I generally do not mind paying taxes, when there are advantages.

LOL, some of the highest taxes in the world are in the EU. You can call it whatever you want but countries belonging to the EU for the most part practice a form of socialism which leads to tax, tax, and more tax. Of course they claim to take care of you from cradle to coffin. :P

Dysfunction
03-06-2016, 09:30 PM
Not much difference here, except where the taxes go... ;) But, this is an aside....

Back on topic,

Once the backdoor has been created, iOS is not secure. Period. “They that can give up essential liberty to obtain a little temporary safety deserve neither liberty nor safety.” - B. Franklin

And it's very sad to see so many give up their freedoms without so much as a whimper. In fact, clamoring to do so willingly.

pm-r
03-06-2016, 09:38 PM
US income tax? If I live in the EU? :Confused:

I generally do not mind paying taxes, when there are advantages.

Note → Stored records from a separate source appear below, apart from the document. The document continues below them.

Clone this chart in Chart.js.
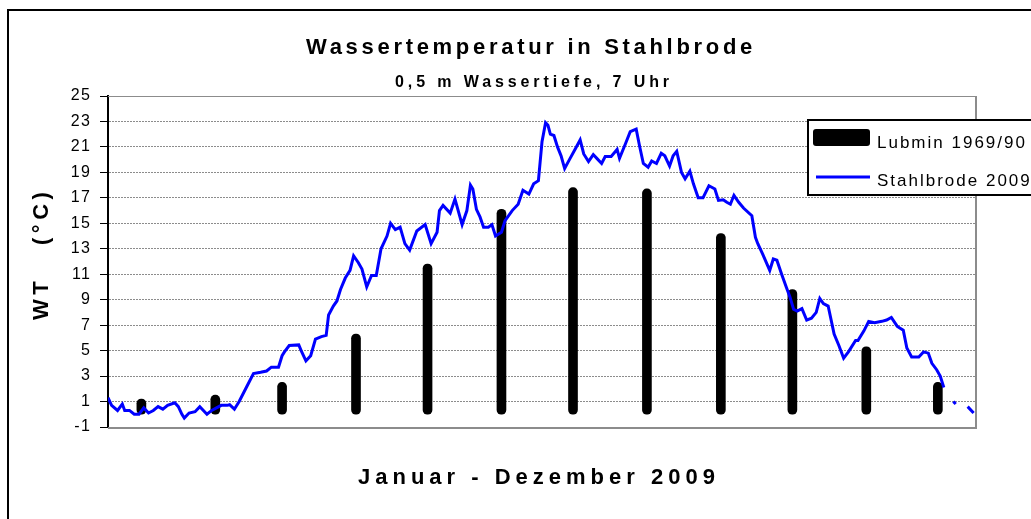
<!DOCTYPE html>
<html lang="de">
<head>
<meta charset="utf-8">
<title>Wassertemperatur in Stahlbrode</title>
<script src="https://cdn.jsdelivr.net/npm/chart.js@4.4.1/dist/chart.umd.min.js"></script>
<style>
  html, body { margin: 0; padding: 0; background: #fff; }
</style>
</head>
<body>
<canvas id="grafik" width="1031" height="519"></canvas>
<script>
// Monatsmittel Lubmin (Balken), jeweils am 15. des Monats (Tag des Jahres, 0 = 1. Januar)
const monate = ['Januar', 'Februar', 'März', 'April', 'Mai', 'Juni', 'Juli', 'August', 'September', 'Oktober', 'November', 'Dezember'];
const monatsmitte = [14, 45, 73, 104, 134, 165, 195, 226, 257, 287, 318, 348];
const lubmin = [1.2, 1.5, 2.5, 6.3, 11.8, 16.1, 17.8, 17.7, 14.2, 9.8, 5.3, 2.5];

// Tageswerte Stahlbrode 2009 (Tag des Jahres / Temperatur), null = Lücke
const tage = [
    0, 1.5, 4, 6, 7, 9, 11, 13, 15, 17,
    19, 21, 23, 25, 28, 29.5, 31, 32, 34, 36.5,
    38.5, 40, 41.5, 43.5, 45.5, 47.5, 50, 51, 53, 55,
    58, 61, 64, 66.5, 68.5, 71.5, 73, 74, 76, 80,
    81, 83, 85, 87, 89.5, 91.5, 92.5, 94.5, 96, 97.5,
    99.5, 101.5, 103, 105, 106.5, 108.5, 110.5, 112.5, 114.5, 117,
    118.5, 120.5, 122.5, 124.5, 126.5, 129.5, 133, 135.5, 138, 139,
    140.5, 143.5, 145.5, 148.5, 150.5, 152, 153, 154.5, 156, 157.5,
    159.5, 161, 162.5, 165, 166.5, 169.5, 172, 174, 176.5, 178.5,
    180.5, 182, 183.5, 184.5, 185.5, 187, 188.5, 190, 191.5, 193.5,
    196, 198, 199.5, 201.5, 203.5, 205, 207, 208.5, 211, 213.5,
    214.5, 217, 219, 221.5, 223, 224.5, 226.5, 228, 230, 232,
    233.5, 235.5, 237, 238.5, 240.5, 242, 244, 245.5, 247.5, 249.5,
    252, 254.5, 256, 258, 259.5, 261, 262.5, 264.5, 266.5, 270,
    271.5, 272.5, 274.5, 277.5, 279, 280.5, 282.5, 284.5, 286, 287.5,
    289, 291, 293, 295, 297, 298.5, 300, 302, 304.5, 306.5,
    308.5, 310.5, 313.5, 314.5, 317, 319, 321.5, 324.5, 326.5, 328.5,
    331, 333.5, 335, 337, 340, 342, 344, 345.5, 347.5, 349,
    350.5, 352, 354.5, 355.5, 358, 360.5, 363
];
const stahlbrode = [
    1.3, 0.7, 0.3, 0.8, 0.3, 0.3, 0.0, 0.0, 0.5, 0.1,
    0.3, 0.6, 0.4, 0.7, 0.9, 0.6, 0.0, -0.3, 0.1, 0.2,
    0.6, 0.3, 0.0, 0.3, 0.5, 0.7, 0.7, 0.75, 0.4, 1.0,
    2.1, 3.2, 3.3, 3.4, 3.7, 3.7, 4.6, 4.9, 5.4, 5.45,
    5.0, 4.2, 4.6, 5.9, 6.1, 6.2, 7.8, 8.5, 8.9, 9.8,
    10.7, 11.3, 12.45, 11.9, 11.4, 10.0, 10.9, 10.9, 13.0, 14.0,
    15.0, 14.5, 14.7, 13.4, 12.9, 14.4, 14.9, 13.4, 14.3, 16.0,
    16.4, 15.8, 16.9, 14.9, 16.0, 18.0, 17.7, 16.1, 15.5, 14.7,
    14.7, 14.9, 14.0, 14.3, 15.2, 16.0, 16.5, 17.6, 17.3, 18.1,
    18.35, 21.4, 22.9, 22.7, 22.0, 21.9, 21.0, 20.3, 19.3, 20.0,
    20.85, 21.55, 20.45, 19.85, 20.4, 20.1, 19.7, 20.25, 20.25, 20.8,
    20.1, 21.25, 22.2, 22.4, 21.0, 19.7, 19.4, 19.9, 19.7, 20.5,
    20.3, 19.5, 20.3, 20.65, 19.0, 18.5, 19.1, 18.1, 17.0, 17.0,
    17.95, 17.7, 16.8, 16.85, 16.65, 16.5, 17.2, 16.65, 16.2, 15.6,
    13.9, 13.4, 12.6, 11.3, 12.2, 12.1, 11.0, 9.95, 9.2, 8.25,
    8.1, 8.3, 7.4, 7.55, 8.0, 9.1, 8.7, 8.5, 6.3, 5.4,
    4.4, 4.9, 5.8, 5.8, 6.55, 7.3, 7.2, 7.3, 7.4, 7.6,
    6.9, 6.6, 5.2, 4.5, 4.5, 4.9, 4.8, 4.0, 3.5, 3.0,
    2.1, null, 1.0, 0.8, null, 0.6, 0.1
];

const schrift = '"Liberation Sans", Arial, sans-serif';

// Texte mit Sperrung zeichnen
function schreibe(ctx, text, x, y, font, sperrung) {
    ctx.font = font;
    ctx.letterSpacing = sperrung + 'px';
    ctx.fillText(text, x, y);
}

// Rahmen, Titel, Achsentitel und Legende im Excel-Stil
const dekoration = {
    id: 'dekoration',
    beforeDraw(chart) {
        chart.ctx.letterSpacing = '1.5px';
    },
    beforeDatasetsDraw(chart) {
        const { ctx, chartArea: a } = chart;
        ctx.save();
        ctx.strokeStyle = '#8c8c8c';
        ctx.lineWidth = 1;
        ctx.beginPath();
        ctx.moveTo(a.left, a.top + 0.5);
        ctx.lineTo(a.right, a.top + 0.5);
        ctx.stroke();
        ctx.lineWidth = 2;
        ctx.beginPath();
        ctx.moveTo(a.right, a.top);
        ctx.lineTo(a.right, a.bottom + 1);
        ctx.lineTo(a.left, a.bottom + 1);
        ctx.stroke();
        ctx.restore();
    },
    afterDraw(chart) {
        const ctx = chart.ctx;
        ctx.save();
        ctx.fillStyle = '#000';
        ctx.textAlign = 'left';
        ctx.textBaseline = 'alphabetic';

        // äußerer Diagrammrahmen
        ctx.strokeStyle = '#000';
        ctx.lineWidth = 2;
        ctx.strokeRect(8, 10, 1100, 600);

        schreibe(ctx, 'Wassertemperatur in Stahlbrode', 306, 54, 'bold 22px ' + schrift, 3.7);
        schreibe(ctx, '0,5 m Wassertiefe, 7 Uhr', 395, 87, 'bold 16px ' + schrift, 3.9);
        schreibe(ctx, 'Januar - Dezember 2009', 358, 484, 'bold 22px ' + schrift, 5);

        ctx.save();
        ctx.translate(48, 320);
        ctx.rotate(-Math.PI / 2);
        schreibe(ctx, 'WT   (°C)', 0, 0, 'bold 22px ' + schrift, 4.5);
        ctx.restore();

        // Legende
        const ds = chart.data.datasets;
        ctx.fillStyle = '#fff';
        ctx.fillRect(808, 120, 300, 75);
        ctx.strokeStyle = '#000';
        ctx.lineWidth = 2;
        ctx.strokeRect(808, 120, 300, 75);

        ctx.fillStyle = ds[0].backgroundColor;
        ctx.beginPath();
        ctx.roundRect(813, 129, 57, 17, 3);
        ctx.fill();

        ctx.strokeStyle = ds[1].borderColor;
        ctx.lineWidth = 3;
        ctx.beginPath();
        ctx.moveTo(816, 177);
        ctx.lineTo(870, 177);
        ctx.stroke();

        ctx.fillStyle = '#000';
        schreibe(ctx, ds[0].label, 877, 148, '17px ' + schrift, 2);
        schreibe(ctx, ds[1].label, 877, 186, '17px ' + schrift, 2);

        ctx.restore();
        ctx.letterSpacing = '0px';
    }
};

const grafik = new Chart(document.getElementById('grafik'), {
    type: 'bar',
    data: {
        datasets: [
            {
                label: 'Lubmin 1969/90',
                data: monatsmitte.map((t, i) => ({ x: t, y: lubmin[i] })),
                backgroundColor: '#000',
                borderWidth: 0,
                borderRadius: 5,
                borderSkipped: false,
                barThickness: 9,
                order: 1
            },
            {
                type: 'line',
                label: 'Stahlbrode 2009',
                data: tage.map((t, i) => ({ x: t, y: stahlbrode[i] })),
                borderColor: '#0000ff',
                borderWidth: 3,
                pointRadius: 0,
                tension: 0,
                spanGaps: false,
                order: 0
            }
        ]
    },
    options: {
        responsive: false,
        animation: false,
        devicePixelRatio: 1,
        layout: { padding: { top: 96, bottom: 92, left: 0, right: 55 } },
        plugins: {
            legend: { display: false },
            tooltip: { enabled: false },
            title: { display: false }
        },
        scales: {
            x: {
                type: 'linear',
                display: false,
                min: 0,
                max: 364,
                offset: false
            },
            y: {
                min: -1,
                max: 25,
                ticks: {
                    stepSize: 2,
                    color: '#000',
                    padding: 8.5,
                    font: { family: schrift, size: 16 }
                },
                grid: {
                    color: '#8c8c8c',
                    tickColor: '#000',
                    tickLength: 8,
                    lineWidth: 1
                },
                border: {
                    color: '#000',
                    width: 2,
                    dash: [2, 1]
                },
                afterFit(scale) {
                    scale.width = 108;
                }
            }
        }
    },
    plugins: [dekoration]
});
</script>
</body>
</html>
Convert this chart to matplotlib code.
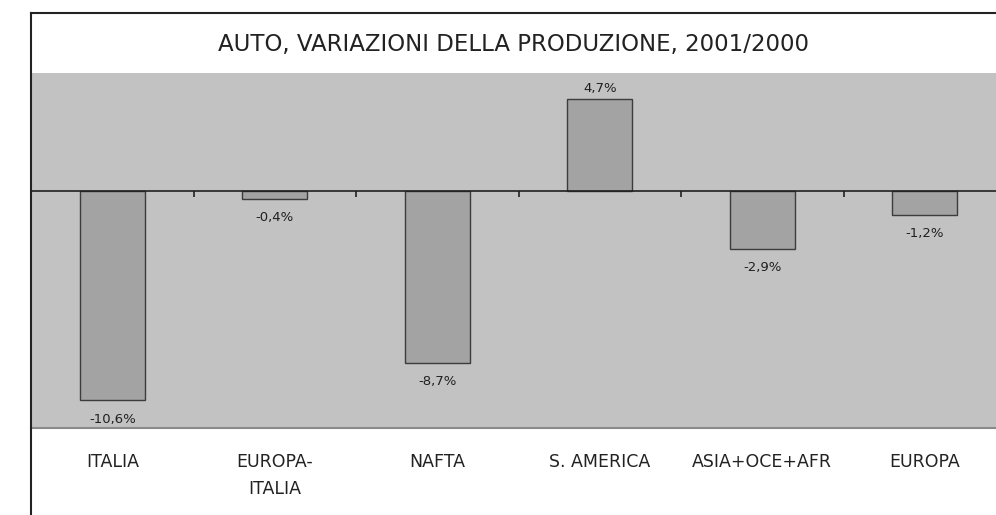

In case you were planning to move to the EU, you might want to start checking and you could start here:
https://www.irs.gov/Individuals/International-Taxpayers/U.S.-Citizens-and-Resident-Aliens-Abroad
http://www.expatinfodesk.com/expat-guide/nationality-specific-information/americans/us-tax-liability/

Assuming you have US citizenship that is… and you'd have to check if there are any advantages… but I think you may just be a wee bit disappointed as a minimum… Uncle Sam has you by your ahem, "personals"… unless you finally and actually relinquish your US citizenship… not easy I understand…

Dysfunction
03-06-2016, 09:42 PM
PM-r, it's not difficult

You have to:
appear in person before a U.S. consular or diplomatic officer,
in a foreign country (normally at a U.S. Embassy or Consulate); and.
sign an oath of renunciation.

dtravis7
03-06-2016, 10:18 PM
VERY well said Mike.


Not much difference here, except where the taxes go... ;) But, this is an aside....

Back on topic,

Once the backdoor has been created, iOS is not secure. Period. “They that can give up essential liberty to obtain a little temporary safety deserve neither liberty nor safety.” - B. Franklin

And it's very sad to see so many give up their freedoms without so much as a whimper. In fact, clamoring to do so willingly.